### TASK PROMPT
Begin with the line that contains "Reproduce this chart with Plotly." and continue down through the line that contains "depth_ticks = [1, 2, 3, 4]"; reproduce those lines exactly and only those.

### Plotting code records
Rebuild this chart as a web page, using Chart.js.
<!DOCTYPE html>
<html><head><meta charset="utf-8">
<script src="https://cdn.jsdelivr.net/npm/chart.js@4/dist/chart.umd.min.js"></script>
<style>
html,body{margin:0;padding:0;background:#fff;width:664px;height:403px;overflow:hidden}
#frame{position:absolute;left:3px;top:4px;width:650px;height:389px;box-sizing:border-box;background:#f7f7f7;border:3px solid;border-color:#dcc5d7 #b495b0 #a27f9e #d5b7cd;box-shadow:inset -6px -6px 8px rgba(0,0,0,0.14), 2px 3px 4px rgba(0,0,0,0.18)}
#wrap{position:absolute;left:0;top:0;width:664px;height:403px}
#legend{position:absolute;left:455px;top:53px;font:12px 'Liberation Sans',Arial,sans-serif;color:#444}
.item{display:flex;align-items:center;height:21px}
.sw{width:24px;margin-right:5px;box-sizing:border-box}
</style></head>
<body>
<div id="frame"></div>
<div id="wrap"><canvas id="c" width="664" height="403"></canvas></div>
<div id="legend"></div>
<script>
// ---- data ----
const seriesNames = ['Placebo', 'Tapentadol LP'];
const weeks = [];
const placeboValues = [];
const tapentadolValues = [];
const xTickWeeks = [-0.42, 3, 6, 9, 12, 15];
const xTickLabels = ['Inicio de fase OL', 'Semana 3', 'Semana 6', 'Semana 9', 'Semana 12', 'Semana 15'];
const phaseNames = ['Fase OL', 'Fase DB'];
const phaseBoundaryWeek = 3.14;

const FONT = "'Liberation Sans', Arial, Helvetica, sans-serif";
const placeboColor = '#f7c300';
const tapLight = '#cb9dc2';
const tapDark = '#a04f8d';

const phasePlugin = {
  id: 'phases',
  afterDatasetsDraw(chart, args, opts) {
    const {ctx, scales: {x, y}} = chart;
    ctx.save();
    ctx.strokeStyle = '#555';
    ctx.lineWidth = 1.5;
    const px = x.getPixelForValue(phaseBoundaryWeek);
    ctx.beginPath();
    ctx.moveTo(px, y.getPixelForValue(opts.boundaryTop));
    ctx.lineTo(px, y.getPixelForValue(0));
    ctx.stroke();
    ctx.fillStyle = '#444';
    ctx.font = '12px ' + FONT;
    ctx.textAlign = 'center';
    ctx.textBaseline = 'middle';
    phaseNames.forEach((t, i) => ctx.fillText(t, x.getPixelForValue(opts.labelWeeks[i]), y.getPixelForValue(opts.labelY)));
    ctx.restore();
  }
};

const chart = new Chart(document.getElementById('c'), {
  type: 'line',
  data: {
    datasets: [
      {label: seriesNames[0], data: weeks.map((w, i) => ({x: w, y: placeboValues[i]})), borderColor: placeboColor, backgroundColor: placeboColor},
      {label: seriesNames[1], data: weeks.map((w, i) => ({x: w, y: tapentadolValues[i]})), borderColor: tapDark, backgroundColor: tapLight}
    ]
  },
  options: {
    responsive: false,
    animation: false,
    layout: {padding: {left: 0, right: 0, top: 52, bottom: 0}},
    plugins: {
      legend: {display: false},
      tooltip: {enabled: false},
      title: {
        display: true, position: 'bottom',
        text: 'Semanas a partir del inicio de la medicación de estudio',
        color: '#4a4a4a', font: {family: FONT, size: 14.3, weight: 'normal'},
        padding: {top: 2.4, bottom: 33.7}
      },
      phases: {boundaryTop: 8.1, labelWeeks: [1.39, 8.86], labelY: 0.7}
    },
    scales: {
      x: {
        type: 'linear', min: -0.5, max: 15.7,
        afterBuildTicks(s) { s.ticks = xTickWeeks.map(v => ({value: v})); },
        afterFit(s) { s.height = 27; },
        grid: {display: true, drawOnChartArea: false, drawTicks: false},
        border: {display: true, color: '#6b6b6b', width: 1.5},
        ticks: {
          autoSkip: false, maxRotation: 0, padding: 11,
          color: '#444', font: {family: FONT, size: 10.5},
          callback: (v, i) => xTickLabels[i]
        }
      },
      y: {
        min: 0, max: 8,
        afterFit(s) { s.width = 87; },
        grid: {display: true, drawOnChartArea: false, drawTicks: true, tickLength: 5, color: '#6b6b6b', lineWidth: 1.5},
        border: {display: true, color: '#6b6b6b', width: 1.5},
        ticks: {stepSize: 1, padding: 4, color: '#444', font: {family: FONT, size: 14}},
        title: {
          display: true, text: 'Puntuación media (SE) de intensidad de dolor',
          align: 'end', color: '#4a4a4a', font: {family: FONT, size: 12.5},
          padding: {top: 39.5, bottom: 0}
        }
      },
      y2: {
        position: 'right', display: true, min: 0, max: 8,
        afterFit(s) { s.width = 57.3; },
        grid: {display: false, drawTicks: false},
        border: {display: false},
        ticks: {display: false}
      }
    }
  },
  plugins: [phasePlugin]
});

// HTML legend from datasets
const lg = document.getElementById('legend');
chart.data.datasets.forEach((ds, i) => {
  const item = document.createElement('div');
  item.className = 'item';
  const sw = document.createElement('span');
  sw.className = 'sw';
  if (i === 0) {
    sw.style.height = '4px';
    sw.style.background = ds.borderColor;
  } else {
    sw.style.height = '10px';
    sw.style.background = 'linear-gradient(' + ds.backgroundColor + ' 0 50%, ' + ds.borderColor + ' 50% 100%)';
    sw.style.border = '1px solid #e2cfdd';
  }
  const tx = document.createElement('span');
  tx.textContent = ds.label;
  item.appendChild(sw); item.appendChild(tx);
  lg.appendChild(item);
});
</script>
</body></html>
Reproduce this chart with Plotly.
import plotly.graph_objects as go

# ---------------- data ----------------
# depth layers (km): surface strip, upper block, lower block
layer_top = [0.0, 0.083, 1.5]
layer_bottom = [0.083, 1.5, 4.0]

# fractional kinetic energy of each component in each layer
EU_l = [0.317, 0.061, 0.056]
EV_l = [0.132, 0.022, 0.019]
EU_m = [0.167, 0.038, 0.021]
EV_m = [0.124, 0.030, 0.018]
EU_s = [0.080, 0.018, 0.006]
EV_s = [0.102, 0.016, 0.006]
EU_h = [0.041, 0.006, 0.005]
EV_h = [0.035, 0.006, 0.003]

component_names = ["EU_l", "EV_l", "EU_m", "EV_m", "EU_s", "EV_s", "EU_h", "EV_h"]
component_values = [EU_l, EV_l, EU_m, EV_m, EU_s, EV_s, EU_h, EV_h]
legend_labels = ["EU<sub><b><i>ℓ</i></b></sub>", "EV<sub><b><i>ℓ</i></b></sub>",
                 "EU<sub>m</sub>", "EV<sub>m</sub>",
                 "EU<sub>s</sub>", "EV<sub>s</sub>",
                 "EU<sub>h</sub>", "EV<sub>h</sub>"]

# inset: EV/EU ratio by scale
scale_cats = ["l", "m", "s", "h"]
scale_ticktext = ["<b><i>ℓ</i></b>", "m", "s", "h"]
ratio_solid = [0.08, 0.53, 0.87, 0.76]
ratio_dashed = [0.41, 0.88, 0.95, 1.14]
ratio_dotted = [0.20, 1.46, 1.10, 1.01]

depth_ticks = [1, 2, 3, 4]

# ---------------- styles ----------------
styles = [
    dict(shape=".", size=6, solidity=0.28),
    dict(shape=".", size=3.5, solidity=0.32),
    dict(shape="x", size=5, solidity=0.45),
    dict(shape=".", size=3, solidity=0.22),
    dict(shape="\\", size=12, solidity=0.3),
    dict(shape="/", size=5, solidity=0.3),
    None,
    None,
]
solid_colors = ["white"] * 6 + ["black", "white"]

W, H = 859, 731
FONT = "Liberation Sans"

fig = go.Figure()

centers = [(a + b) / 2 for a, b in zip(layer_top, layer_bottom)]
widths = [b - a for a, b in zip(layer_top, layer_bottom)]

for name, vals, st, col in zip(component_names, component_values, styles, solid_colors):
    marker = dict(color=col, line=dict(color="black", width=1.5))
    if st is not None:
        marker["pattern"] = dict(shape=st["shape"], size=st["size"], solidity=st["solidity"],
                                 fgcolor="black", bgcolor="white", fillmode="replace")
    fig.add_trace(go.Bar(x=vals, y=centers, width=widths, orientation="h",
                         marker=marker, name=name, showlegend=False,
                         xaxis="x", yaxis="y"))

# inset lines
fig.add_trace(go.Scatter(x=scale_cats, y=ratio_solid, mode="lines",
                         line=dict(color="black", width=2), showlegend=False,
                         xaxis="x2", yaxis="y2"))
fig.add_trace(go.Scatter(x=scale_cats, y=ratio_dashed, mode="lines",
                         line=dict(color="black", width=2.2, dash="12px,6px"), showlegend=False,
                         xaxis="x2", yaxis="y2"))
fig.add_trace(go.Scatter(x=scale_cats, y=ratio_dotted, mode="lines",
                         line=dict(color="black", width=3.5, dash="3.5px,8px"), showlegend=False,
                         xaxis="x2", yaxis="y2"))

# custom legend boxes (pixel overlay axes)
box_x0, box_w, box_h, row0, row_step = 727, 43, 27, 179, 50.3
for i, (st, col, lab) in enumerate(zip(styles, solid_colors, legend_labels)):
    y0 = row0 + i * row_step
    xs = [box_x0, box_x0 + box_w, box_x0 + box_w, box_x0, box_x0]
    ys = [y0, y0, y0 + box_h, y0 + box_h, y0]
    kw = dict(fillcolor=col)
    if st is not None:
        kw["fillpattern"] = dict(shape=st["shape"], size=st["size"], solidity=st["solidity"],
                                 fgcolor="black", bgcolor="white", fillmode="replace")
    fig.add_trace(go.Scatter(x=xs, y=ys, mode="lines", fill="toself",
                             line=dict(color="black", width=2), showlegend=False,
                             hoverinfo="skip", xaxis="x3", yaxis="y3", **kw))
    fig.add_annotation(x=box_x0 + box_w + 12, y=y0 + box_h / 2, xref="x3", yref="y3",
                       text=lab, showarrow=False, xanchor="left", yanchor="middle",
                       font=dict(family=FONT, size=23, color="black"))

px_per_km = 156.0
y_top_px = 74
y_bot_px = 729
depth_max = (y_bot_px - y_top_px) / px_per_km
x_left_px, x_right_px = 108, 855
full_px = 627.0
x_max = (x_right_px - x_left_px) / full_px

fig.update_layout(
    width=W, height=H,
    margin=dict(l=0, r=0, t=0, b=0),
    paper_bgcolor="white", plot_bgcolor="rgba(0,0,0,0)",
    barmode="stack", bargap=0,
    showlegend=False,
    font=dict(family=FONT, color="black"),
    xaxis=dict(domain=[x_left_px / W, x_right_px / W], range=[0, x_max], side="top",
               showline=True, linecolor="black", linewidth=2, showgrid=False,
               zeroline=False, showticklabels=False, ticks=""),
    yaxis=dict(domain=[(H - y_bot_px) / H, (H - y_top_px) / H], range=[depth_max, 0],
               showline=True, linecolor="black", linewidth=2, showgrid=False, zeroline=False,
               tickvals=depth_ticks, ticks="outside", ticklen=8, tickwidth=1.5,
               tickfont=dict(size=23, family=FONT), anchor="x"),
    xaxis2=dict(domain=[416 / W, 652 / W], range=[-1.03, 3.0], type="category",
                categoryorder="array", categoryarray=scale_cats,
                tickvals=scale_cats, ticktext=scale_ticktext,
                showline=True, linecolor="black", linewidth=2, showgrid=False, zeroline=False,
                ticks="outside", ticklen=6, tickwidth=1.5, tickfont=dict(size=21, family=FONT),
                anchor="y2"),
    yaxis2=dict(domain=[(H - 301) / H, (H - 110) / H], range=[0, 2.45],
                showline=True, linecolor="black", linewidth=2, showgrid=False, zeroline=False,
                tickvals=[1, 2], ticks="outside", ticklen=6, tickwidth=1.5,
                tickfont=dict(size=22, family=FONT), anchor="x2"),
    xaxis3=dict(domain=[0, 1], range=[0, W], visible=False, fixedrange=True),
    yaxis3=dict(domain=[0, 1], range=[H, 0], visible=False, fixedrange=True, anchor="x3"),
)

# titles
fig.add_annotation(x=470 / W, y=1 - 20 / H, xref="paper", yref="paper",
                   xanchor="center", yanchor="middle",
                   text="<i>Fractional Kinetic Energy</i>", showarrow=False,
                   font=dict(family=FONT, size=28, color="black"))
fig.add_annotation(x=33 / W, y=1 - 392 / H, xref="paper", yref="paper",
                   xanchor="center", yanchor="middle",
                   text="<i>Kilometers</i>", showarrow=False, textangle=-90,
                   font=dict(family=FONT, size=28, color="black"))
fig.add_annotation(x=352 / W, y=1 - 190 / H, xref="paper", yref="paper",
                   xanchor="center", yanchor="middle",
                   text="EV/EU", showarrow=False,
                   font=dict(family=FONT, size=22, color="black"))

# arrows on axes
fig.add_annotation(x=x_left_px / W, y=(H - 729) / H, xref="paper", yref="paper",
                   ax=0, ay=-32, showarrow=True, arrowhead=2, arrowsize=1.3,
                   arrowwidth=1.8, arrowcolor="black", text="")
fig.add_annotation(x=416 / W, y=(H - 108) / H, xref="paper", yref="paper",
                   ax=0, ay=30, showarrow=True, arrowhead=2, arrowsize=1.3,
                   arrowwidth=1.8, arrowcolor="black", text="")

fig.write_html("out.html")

### EXERCISE OUTPUT
Reproduce this chart with Plotly.
import plotly.graph_objects as go

# ---------------- data ----------------
# depth layers (km): surface strip, upper block, lower block
layer_top = [0.0, 0.083, 1.5]
layer_bottom = [0.083, 1.5, 4.0]

# fractional kinetic energy of each component in each layer
EU_l = [0.317, 0.061, 0.056]
EV_l = [0.132, 0.022, 0.019]
EU_m = [0.167, 0.038, 0.021]
EV_m = [0.124, 0.030, 0.018]
EU_s = [0.080, 0.018, 0.006]
EV_s = [0.102, 0.016, 0.006]
EU_h = [0.041, 0.006, 0.005]
EV_h = [0.035, 0.006, 0.003]

component_names = ["EU_l", "EV_l", "EU_m", "EV_m", "EU_s", "EV_s", "EU_h", "EV_h"]
component_values = [EU_l, EV_l, EU_m, EV_m, EU_s, EV_s, EU_h, EV_h]
legend_labels = ["EU<sub><b><i>ℓ</i></b></sub>", "EV<sub><b><i>ℓ</i></b></sub>",
                 "EU<sub>m</sub>", "EV<sub>m</sub>",
                 "EU<sub>s</sub>", "EV<sub>s</sub>",
                 "EU<sub>h</sub>", "EV<sub>h</sub>"]

# inset: EV/EU ratio by scale
scale_cats = ["l", "m", "s", "h"]
scale_ticktext = ["<b><i>ℓ</i></b>", "m", "s", "h"]
ratio_solid = [0.08, 0.53, 0.87, 0.76]
ratio_dashed = [0.41, 0.88, 0.95, 1.14]
ratio_dotted = [0.20, 1.46, 1.10, 1.01]

depth_ticks = [1, 2, 3, 4]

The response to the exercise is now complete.